Mistake #6: Not Realising That TA Is all About Probabilities

Technical analysis deals with probabilities, not absolutes. This means that whatever technical approach you’re basing your strategies on, there’s never a guarantee that the market will behave as you expect. You need to take this into account when you’re setting up your trading strategies. No matter how experienced you are, it’s never a great idea to think the market will follow your analysis.
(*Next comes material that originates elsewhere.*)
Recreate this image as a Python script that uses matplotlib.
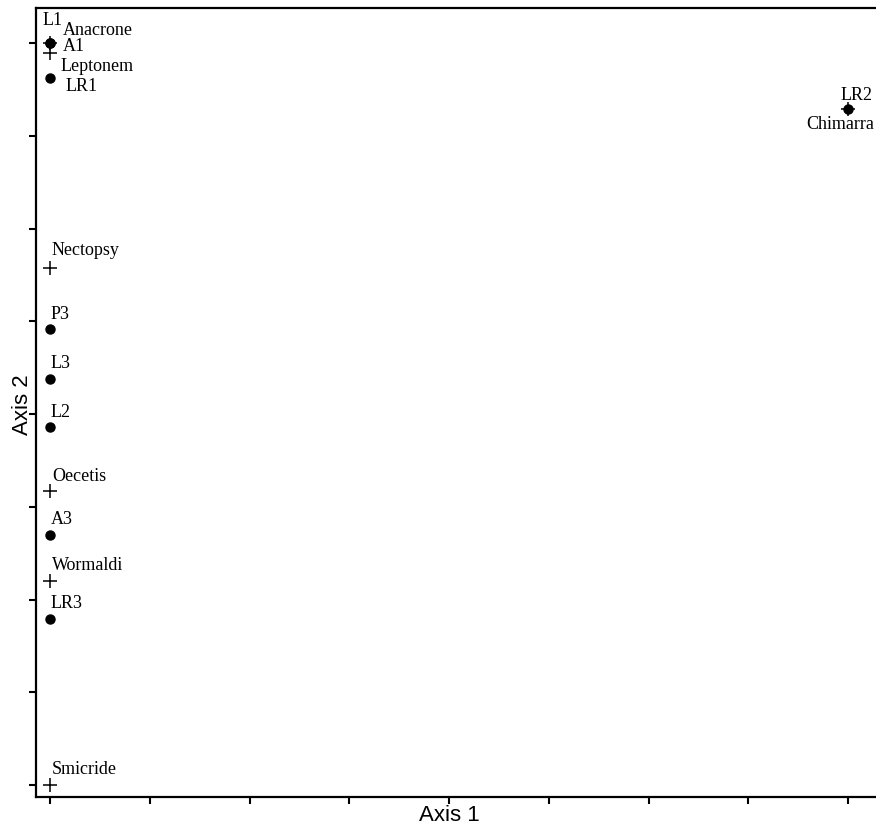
import numpy as np
import matplotlib
matplotlib.use('Agg')
import matplotlib.pyplot as plt

# ordination scores (axis units)
site_names = ['L1', 'A1', 'LR1', 'LR2', 'P3', 'L3', 'L2', 'A3', 'LR3']
site_x     = [0.0, 0.0, 0.0, 8.0, 0.0, 0.0, 0.0, 0.0, 0.0]
site_y     = [8.0, 8.0, 7.62, 7.29, 4.92, 4.38, 3.86, 2.70, 1.79]

spec_names = ['Anacrone', 'Leptonem', 'Chimarra', 'Nectopsy', 'Oecetis', 'Wormaldi', 'Smicride']
spec_x     = [0.0, 0.0, 8.0, 0.0, 0.0, 0.0, 0.0]
spec_y     = [8.0, 7.90, 7.29, 5.58, 3.17, 2.20, 0.0]

# label offsets in pixels (dx, dy), hand placed like the original
site_off = [(-7, 23), (13, -3), (16, -8), (-8, 14), (1, 14), (1, 15), (1, 15), (1, 15), (1, 15)]
spec_off = [(13, 13), (11, -14), (-42, -15), (2, 17), (2, 15), (2, 15), (2, 15)]

fig = plt.figure(figsize=(8.76, 8.30), dpi=100)
W, H = 876., 830.
ax = fig.add_axes([36/W, (H-797)/H, 862/W, 789/H])

ax.plot(spec_x, spec_y, '+', color='black', markersize=10, markeredgewidth=1.1, zorder=3)
ax.plot(site_x, site_y, 'o', color='black', markersize=6.5, zorder=4)

lbl_font = dict(family=['Liberation Serif', 'DejaVu Serif'], fontsize=13)
for n, x, y, o in zip(site_names, site_x, site_y, site_off):
    ax.annotate(n, (x, y), xytext=o, textcoords='offset pixels',
                ha='left', va='center', **lbl_font)
for n, x, y, o in zip(spec_names, spec_x, spec_y, spec_off):
    ax.annotate(n, (x, y), xytext=o, textcoords='offset pixels',
                ha='left', va='center', **lbl_font)

ax.set_xlim(-0.14, 8.5)
ax.set_ylim(-0.13, 8.38)
ax.set_xticks(np.arange(0, 9))
ax.set_yticks(np.arange(0, 9))
ax.set_xticklabels([])
ax.set_yticklabels([])
ax.tick_params(direction='out', length=5, width=1.5)

for s in ['left', 'bottom', 'top']:
    ax.spines[s].set_linewidth(1.6)
ax.spines['right'].set_visible(False)

ax.set_xlabel('Axis 1', fontsize=16, family=['Liberation Sans', 'DejaVu Sans'])
ax.set_ylabel('Axis 2', fontsize=16, family=['Liberation Sans', 'DejaVu Sans'])
ax.xaxis.set_label_coords(413/862, -0.01)
ax.yaxis.set_label_coords(-0.003, 0.497)

fig.savefig('out.png', dpi=100)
Mistake #7: Blindly Following Other Traders

Following experienced technical analysts and traders is one of the best ways to learn. However, you also need to find your own strengths and build on them. If you just blindly follow other traders without understanding the underlying context, it most definitely won’t work over the long-term. You should not be blindly following other traders, even if they are experienced and reputable.

Conclusion

Becoming consistently good at trading is a process that takes time. It requires a lot of practice in refining your trading strategies and learning how to formulate your own trade ideas. This way, you can find your strengths, identify your weaknesses, and be in control of your investment and trading decisions. Remember, trading isn’t easy, and it’s generally more feasible to approach it with a longer-term mindset.